Marc Bolland: I must defend the British. The work ethic probably one of the strongest assets of the country. We don’t make many things, true. But we have the best army in the world because we tell them where to go and they will be better than anyone else. We’ve got companies that are run with a clear goal. If you educate them with the ways of the company, Britain has an extremely good workforce.
Adrian Beecroft: I am very nervous about industrial policy being stolen for the purposes of supporting failing industries, as often happens.
Marc Bolland: Industrial policy, yes. But we are now throwing away the biggest asset which is London’s great financial centre. No other country would be as bad with it than we are.

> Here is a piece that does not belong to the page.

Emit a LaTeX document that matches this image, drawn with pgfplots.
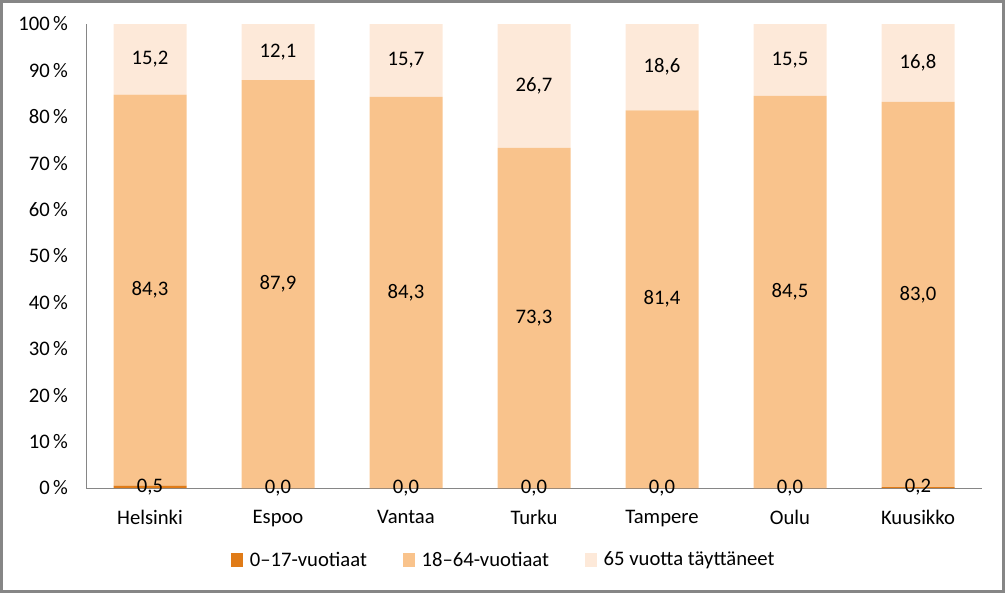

Matthew Taylor: Margaret Thatcher had an industrial strategy which led to a reliance on the finance sector. But the danger of industrial strategy is it’s obsessed by technology. Technology and science are really important but they may not necessarily be the areas where we are going to be leaders.
Olly Benzecry: We just have to go out and find out where our strengths are. The last thing you want to do is bet on places where you need to do remedial work. Find the strengths and get behind them. They don’t have to be science and technology – creativity is a huge strength of the UK.
Adrian Beecroft: How are you going to work out which are the right ones to back?
Olly Benzecry: We could all benefit from industries where there’s good local demand, the government buy from it, and the products export pretty well. You can come up with a rational view of where industrial policy could be applied just based on numbers.
John Cridland: I remember the chairman of a company once saying to me when we were discussing this: ‘John there’s nothing wrong with picking winners, it’s picking losers where Britain’s gone wrong.’